Yeni ABD gerekçeleri
Beyaz Saray da İran'a saldırı için bahanelerden oluşan bir yol döşemeye başlıyor gibi görünüyor. Ulusal Güvenlik Danışmanı Jake Sullivan, Biden yönetiminin “zayıflayan İran'ın nükleer silah üretmesinden endişe duyduğunu” çünkü İsrail'in füze fabrikaları ve hava savunma sistemleri de dahil olmak üzere İran tesislerine yönelik saldırılarının Tahran'ın konvansiyonel askeri yeteneklerini azalttığını iddia etti. Sullivan, Donald Trump'ın ekibine bu risk hakkında bilgi verdiğini söyledi.
Ulusal Güvenlik Danışmanı, CNN'e yaptığı açıklamada sözlerini şöyle sürdürdü: "İran'da 'Hey, belki de hemen şimdi bir nükleer silaha yönelmemiz gerekiyor... Belki de nükleer doktrinimizi yeniden gözden geçirmeliyiz' diyen seslerin olması şaşırtıcı değil."
Tahran'a karşı Ankara fikri işleniyor
Jerusalem Post gazetesi, “İsrail Kürtlere kumar oynamamalı, stratejimiz gerçekliğe dayanmalı” başlıklı bir makale yayımladı. Yazı, Tel Aviv'in jeopolitik stratejisi, “bölgedeki düşman güçlere karşı Kürtlerle ittifak kurmak olmalıdır.” tezine karşı çıkıyor. Bu görüşü savunanların, “sürekli değişen Suriye manzarasında gerçekçi politik mantığı göz ardı ettikleri" vurgulanıyor.
“Suriye, İran'ın müşterisi bir devletten Türklerin müşterisi bir devlete dönüşüyor.” ifadesinin kullandığı makalede, Ankara'nın ülkedeki kritik bağlantılarına dikkat çekiliyor: “Suriye hangi siyasi düzene girerse girsin, Türkler önemli bir etkiye sahip olacak ve herhangi bir yeni düzenlemede söz sahibi olacak.
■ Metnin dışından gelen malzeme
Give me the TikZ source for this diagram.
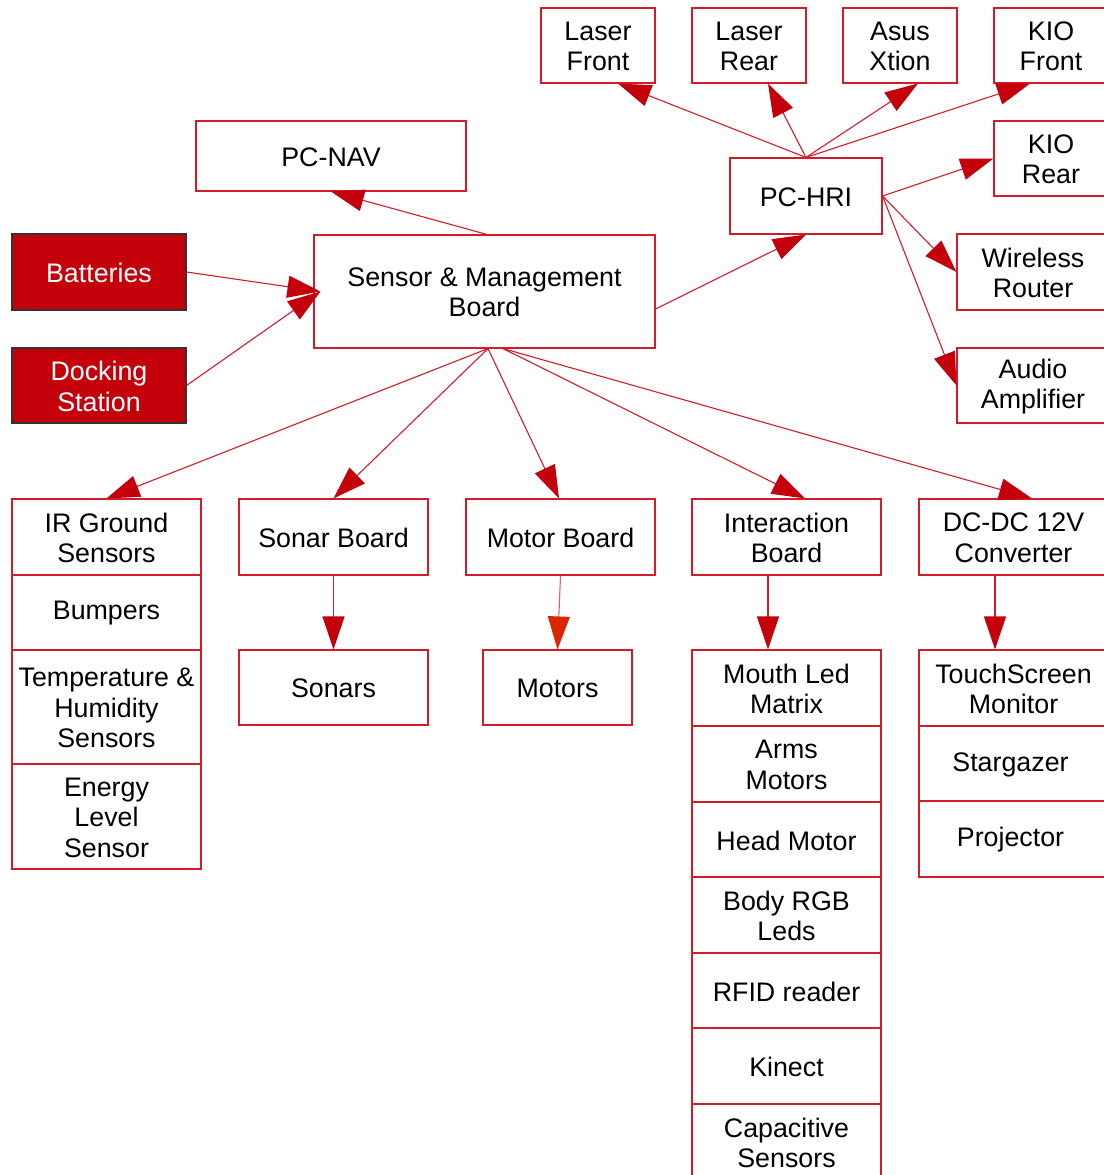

Bu, Cumhurbaşkanı Erdoğan'a yeni gelen ABD yönetimi ve diğer bölgesel aktörler üzerinde büyük bir kaldıraç sağlıyor.”
'TÜRKİYE'NİN ULUSAL ÇIKARLARI'
Ankara'nın “pragmatik” bir siyaset izlediğini savunan JP, “Türkiye, özellikle mevcut savaş sırasında İsrail'e karşı düşmanca bir tutum takınsa da ulusal çıkarları İsrail'le bir işbirliğine gitmeyi gerektirdiğinde güvenlik konularında pragmatizm göstermiştir. Erdoğan'ın Cumhurbaşkanı olduğu dönemde bile politikanın asıl yönlendiricisi Türkiye'nin ulusal çıkarları oldu.” ifadelerini kullanıyor.
ORTAK FAYDA VURGUSU
“Türkler için PKK, HAMAS'ın İsrail için olduğu şeydir.” değerlendirilmesinin yapıldığı yazıda, Kürtlerin Suriye'de kaybedenler arasında olduğuna işaret ediliyor. Yayın, bu bağlamda şu sonuca varıyor:
“Mevcut jeopolitik manzarada, İsrail'in kaybeden ata bahis yapması akıllıca değildir. Bunun yerine, İsrail'in stratejisi gerçekçi olmalıdır. İsrail, İran'ı bölgesel bir tehdit ve tarihi bir rakip olarak gören Türkiye ile paylaştığı ortak çıkarları bulabilir. Günümüzde Batı ile Şer Ekseni (İran-Rusya-Çin-Kuzey Kore) ve Küresel Güney arasındaki jeopolitik yarışta Türkiye, Batı’ya biraz daha yakın durarak iki tarafı da kayırmaktadır.”